- [Data shown]
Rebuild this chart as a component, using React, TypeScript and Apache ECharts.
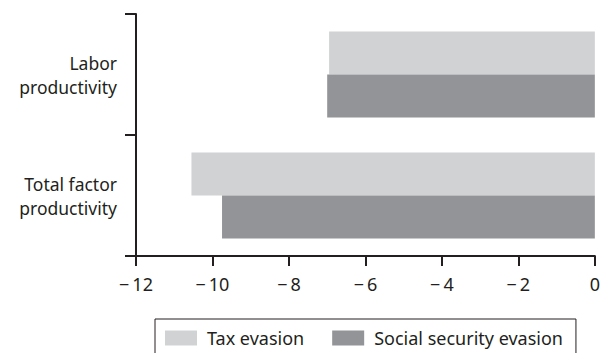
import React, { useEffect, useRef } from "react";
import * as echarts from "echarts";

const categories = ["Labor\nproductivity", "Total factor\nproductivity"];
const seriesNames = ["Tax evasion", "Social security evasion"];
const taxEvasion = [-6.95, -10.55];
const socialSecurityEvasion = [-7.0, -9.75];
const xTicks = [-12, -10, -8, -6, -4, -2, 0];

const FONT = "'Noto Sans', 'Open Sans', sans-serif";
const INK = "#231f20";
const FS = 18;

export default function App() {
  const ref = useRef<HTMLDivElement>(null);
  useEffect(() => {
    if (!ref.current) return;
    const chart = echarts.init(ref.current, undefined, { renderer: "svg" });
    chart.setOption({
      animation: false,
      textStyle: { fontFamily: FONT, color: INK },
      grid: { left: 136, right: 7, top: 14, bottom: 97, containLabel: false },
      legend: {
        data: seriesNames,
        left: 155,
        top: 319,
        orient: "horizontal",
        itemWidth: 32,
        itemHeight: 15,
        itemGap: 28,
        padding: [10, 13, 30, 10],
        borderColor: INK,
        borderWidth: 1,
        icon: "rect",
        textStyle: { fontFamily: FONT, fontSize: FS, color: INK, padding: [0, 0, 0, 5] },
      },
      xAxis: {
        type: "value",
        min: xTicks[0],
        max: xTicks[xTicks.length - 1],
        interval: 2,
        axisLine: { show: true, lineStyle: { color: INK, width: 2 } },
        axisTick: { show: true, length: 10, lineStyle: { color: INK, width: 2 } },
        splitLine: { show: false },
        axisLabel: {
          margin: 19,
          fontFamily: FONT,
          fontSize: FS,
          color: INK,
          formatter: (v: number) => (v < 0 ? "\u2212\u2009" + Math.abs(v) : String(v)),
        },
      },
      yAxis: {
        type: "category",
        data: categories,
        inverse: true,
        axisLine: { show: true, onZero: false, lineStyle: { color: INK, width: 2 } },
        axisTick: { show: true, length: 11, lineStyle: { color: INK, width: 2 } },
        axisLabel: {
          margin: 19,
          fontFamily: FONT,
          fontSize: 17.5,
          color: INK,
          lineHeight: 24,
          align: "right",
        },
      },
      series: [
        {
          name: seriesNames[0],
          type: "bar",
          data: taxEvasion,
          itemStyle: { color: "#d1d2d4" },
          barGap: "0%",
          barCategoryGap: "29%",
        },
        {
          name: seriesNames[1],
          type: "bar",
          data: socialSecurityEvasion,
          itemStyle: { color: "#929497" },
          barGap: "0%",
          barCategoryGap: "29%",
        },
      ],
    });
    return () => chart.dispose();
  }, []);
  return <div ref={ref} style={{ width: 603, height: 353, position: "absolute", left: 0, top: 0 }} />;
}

- [Exercise] Restate, line by line and word for word, everything from the top of the material through the line that contains "import * as". Leave pictures out.

- [Expected output]
Rebuild this chart as a component, using React, TypeScript and Apache ECharts.
import React, { useEffect, useRef } from "react";
import * as echarts from "echarts";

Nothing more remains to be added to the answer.